According to Defense Department officials, the study is partly aimed at helping develop a new generation of U.S.-made Patriot ground-to-air missiles and other defense technology.

In the Gulf War in 1991, Iraq fired about 90 Scuds. One killed 28 U.S. soldiers at a barracks in Saudi Arabia. Most of the 39 fired at Israel landed in unoccupied areas, but two people were killed and about 200 injured.

If the U.S. enters another war against Iraq, officials fear that Scuds could again be aimed at Israel, which is defended by the Israeli-made Arrow antimissile system as well as Patriots.

The Scud missiles, each one 36 feet long and 13,000 pounds, have been notoriously unpredictable in flight.

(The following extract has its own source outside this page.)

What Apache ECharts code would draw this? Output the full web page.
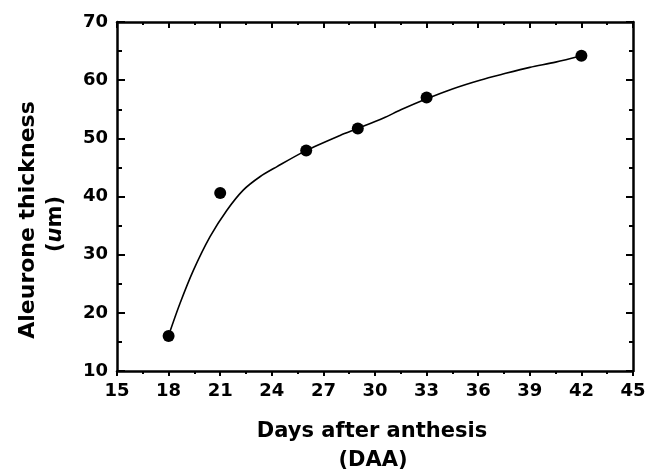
<!DOCTYPE html>
<html>
<head>
<meta charset="utf-8">
<script src="https://cdn.jsdelivr.net/npm/echarts@6/dist/echarts.min.js"></script>
<style>html,body{margin:0;padding:0;background:#fff}#c{width:659px;height:473px}</style>
</head>
<body>
<div id="c"></div>
<script>
// Measured points (days after anthesis, aleurone thickness in um)
var daysMeasured = [18, 21, 26, 29, 33, 42];
var thicknessMeasured = [16.0, 40.6, 47.9, 51.7, 57.0, 64.2];
// Fitted curve
var curveDays = [18, 18.66, 19.44, 20.41, 21.38, 22.34, 23.31, 24.28, 25.93, 27.97, 29, 30.5, 31.5, 33, 34.5, 36.1, 37.5, 39, 40.5, 42];
var curveThickness = [16.1, 21.6, 27.3, 33.1, 37.6, 41.1, 43.4, 45.1, 47.8, 50.5, 51.7, 53.5, 54.9, 56.8, 58.5, 60.0, 61.1, 62.2, 63.1, 64.2];
var xTicks = [15, 18, 21, 24, 27, 30, 33, 36, 39, 42, 45];
var yTicks = [10, 20, 30, 40, 50, 60, 70];
var xTitle = 'Days after anthesis';
var xTitle2 = '(DAA)';
var yTitle = 'Aleurone thickness';

var chart = echarts.init(document.getElementById('c'), null, {renderer: 'canvas'});
var FONT = '"DejaVu Sans", "Liberation Sans", Arial, sans-serif';
var axisLine = {show: true, lineStyle: {color: '#000', width: 2.5}};
function zip(a, b) { return a.map(function (v, i) { return [v, b[i]]; }); }

var option = {
  backgroundColor: '#fff',
  animation: false,
  grid: {left: 117, right: 26, top: 22, bottom: 102, containLabel: false},
  xAxis: [{
    type: 'value', position: 'bottom',
    min: xTicks[0], max: xTicks[xTicks.length - 1], interval: 3,
    axisLine: axisLine,
    axisTick: {show: true, inside: false, length: 5, lineStyle: {color: '#000', width: 2}},
    minorTick: {show: true, splitNumber: 2, length: 3, lineStyle: {color: '#000', width: 2}},
    splitLine: {show: false},
    axisLabel: {color: '#000', fontFamily: FONT, fontWeight: 'bold', fontSize: 18, margin: 11}
  }, {
    type: 'value', position: 'top',
    min: xTicks[0], max: xTicks[xTicks.length - 1], interval: 3,
    axisLine: axisLine,
    axisTick: {show: true, inside: true, length: 6, lineStyle: {color: '#000', width: 2}},
    minorTick: {show: true, splitNumber: 2, length: 3, lineStyle: {color: '#000', width: 2}},
    splitLine: {show: false},
    axisLabel: {show: false}
  }],
  yAxis: [{
    type: 'value', position: 'left',
    min: yTicks[0], max: yTicks[yTicks.length - 1], interval: 10,
    axisLine: axisLine,
    axisTick: {show: true, inside: true, length: 8, lineStyle: {color: '#000', width: 2}},
    minorTick: {show: true, splitNumber: 2, length: 5, lineStyle: {color: '#000', width: 2}},
    splitLine: {show: false},
    axisLabel: {color: '#000', fontFamily: FONT, fontWeight: 'bold', fontSize: 18, margin: 9}
  }, {
    type: 'value', position: 'right',
    min: yTicks[0], max: yTicks[yTicks.length - 1], interval: 10,
    axisLine: axisLine,
    axisTick: {show: true, inside: true, length: 7, lineStyle: {color: '#000', width: 2}},
    minorTick: {show: true, splitNumber: 2, length: 4, lineStyle: {color: '#000', width: 2}},
    splitLine: {show: false},
    axisLabel: {show: false}
  }],
  series: [{
    type: 'line', xAxisIndex: 0, yAxisIndex: 0,
    data: zip(curveDays, curveThickness),
    smooth: 0.3,
    showSymbol: false, symbol: 'none',
    lineStyle: {color: '#000', width: 1.6},
    z: 2
  }, {
    type: 'scatter', xAxisIndex: 0, yAxisIndex: 0,
    data: zip(daysMeasured, thicknessMeasured),
    symbol: 'circle', symbolSize: 12,
    itemStyle: {color: '#000', opacity: 1},
    z: 3
  }],
  graphic: [{
    type: 'text', x: 372, y: 432,
    style: {text: xTitle, fill: '#000', font: 'bold 21px ' + FONT, align: 'center', verticalAlign: 'middle'}
  }, {
    type: 'text', x: 373, y: 461,
    style: {text: xTitle2, fill: '#000', font: 'bold 21px ' + FONT, align: 'center', verticalAlign: 'middle'}
  }, {
    type: 'text', x: 28, y: 220, rotation: Math.PI / 2,
    style: {text: yTitle, fill: '#000', font: 'bold 22px ' + FONT, align: 'center', verticalAlign: 'middle'}
  }, {
    type: 'text', x: 56, y: 224, rotation: Math.PI / 2,
    style: {
      text: '({i|u}m)', fill: '#000', font: 'bold 21px ' + FONT, align: 'center', verticalAlign: 'middle',
      rich: {i: {fontStyle: 'italic', fontWeight: 'bold', fontSize: 21, fontFamily: FONT, fill: '#000'}}
    }
  }]
};
chart.setOption(option);
</script>
</body>
</html>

They tend to wobble wildly, sometimes making them difficult to shoot down.

One goal of the two tests, involving missiles fired in daylight Nov. 14 and in darkness Monday morning from a mobile launch pad, was to study the trajectory of the weapon and its characteristics during flight.

Before the launches, sensors that measure speed, altitude, engine burn rate and other flight traits were installed. The missiles carried mock warheads and were launched over the Pacific Ocean, officials said.

The first Scud traveled about 115 miles and reached an altitude of 150,000 feet before splashdown, officials said. The second traveled 186 miles and reached an altitude of 281,000 feet.

The project at Vandenberg, near the Santa Barbara County city of Lompoc, began in 2000 and will end next November, Taylor said. A preliminary report will be completed in the spring.

"Vandenberg was the site of choice for a couple of reasons," he said.

"It has the greatest ground and aerial sensors, and we also wanted to make sure they landed in the water."

There was no effort made to shoot either missile down as part of the test, officials said. They said a primary goal is to fully understand Scud capabilities and weaknesses.